- Exercise aim:
Locate each line containing the string "code" and copy it out.

- Input data:

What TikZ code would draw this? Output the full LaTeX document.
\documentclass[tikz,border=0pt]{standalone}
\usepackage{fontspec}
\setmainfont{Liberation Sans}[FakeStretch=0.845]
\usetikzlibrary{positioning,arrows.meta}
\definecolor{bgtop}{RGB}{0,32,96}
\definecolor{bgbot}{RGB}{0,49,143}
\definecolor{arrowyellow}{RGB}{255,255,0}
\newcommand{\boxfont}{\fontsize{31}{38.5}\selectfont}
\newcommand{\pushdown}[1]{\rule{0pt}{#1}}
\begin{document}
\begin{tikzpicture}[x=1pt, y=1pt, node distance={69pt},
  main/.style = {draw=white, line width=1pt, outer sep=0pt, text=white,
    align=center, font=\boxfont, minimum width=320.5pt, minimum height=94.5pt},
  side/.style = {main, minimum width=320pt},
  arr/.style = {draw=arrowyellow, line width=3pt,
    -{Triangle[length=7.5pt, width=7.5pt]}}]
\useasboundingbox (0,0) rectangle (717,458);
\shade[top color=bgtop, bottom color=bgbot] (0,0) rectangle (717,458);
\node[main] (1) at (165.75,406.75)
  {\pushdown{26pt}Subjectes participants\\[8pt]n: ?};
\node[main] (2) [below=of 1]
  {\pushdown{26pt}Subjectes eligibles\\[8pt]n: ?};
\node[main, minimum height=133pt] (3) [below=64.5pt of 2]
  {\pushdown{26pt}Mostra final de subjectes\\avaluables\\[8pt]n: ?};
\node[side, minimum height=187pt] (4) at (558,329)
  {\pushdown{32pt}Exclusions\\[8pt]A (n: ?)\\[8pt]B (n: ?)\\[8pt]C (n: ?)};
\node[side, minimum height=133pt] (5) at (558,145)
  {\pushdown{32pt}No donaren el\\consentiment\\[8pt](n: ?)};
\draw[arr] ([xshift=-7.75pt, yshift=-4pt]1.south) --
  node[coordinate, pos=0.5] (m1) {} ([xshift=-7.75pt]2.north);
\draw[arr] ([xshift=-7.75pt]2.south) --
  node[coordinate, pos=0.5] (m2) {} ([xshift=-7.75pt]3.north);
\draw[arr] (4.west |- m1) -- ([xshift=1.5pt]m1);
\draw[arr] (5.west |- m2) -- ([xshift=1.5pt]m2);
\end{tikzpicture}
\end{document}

--

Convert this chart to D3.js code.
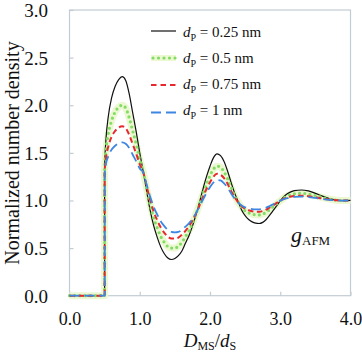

- Result of the exercise:
What TikZ code would draw this? Output the full LaTeX document.
Convert this chart to D3.js code.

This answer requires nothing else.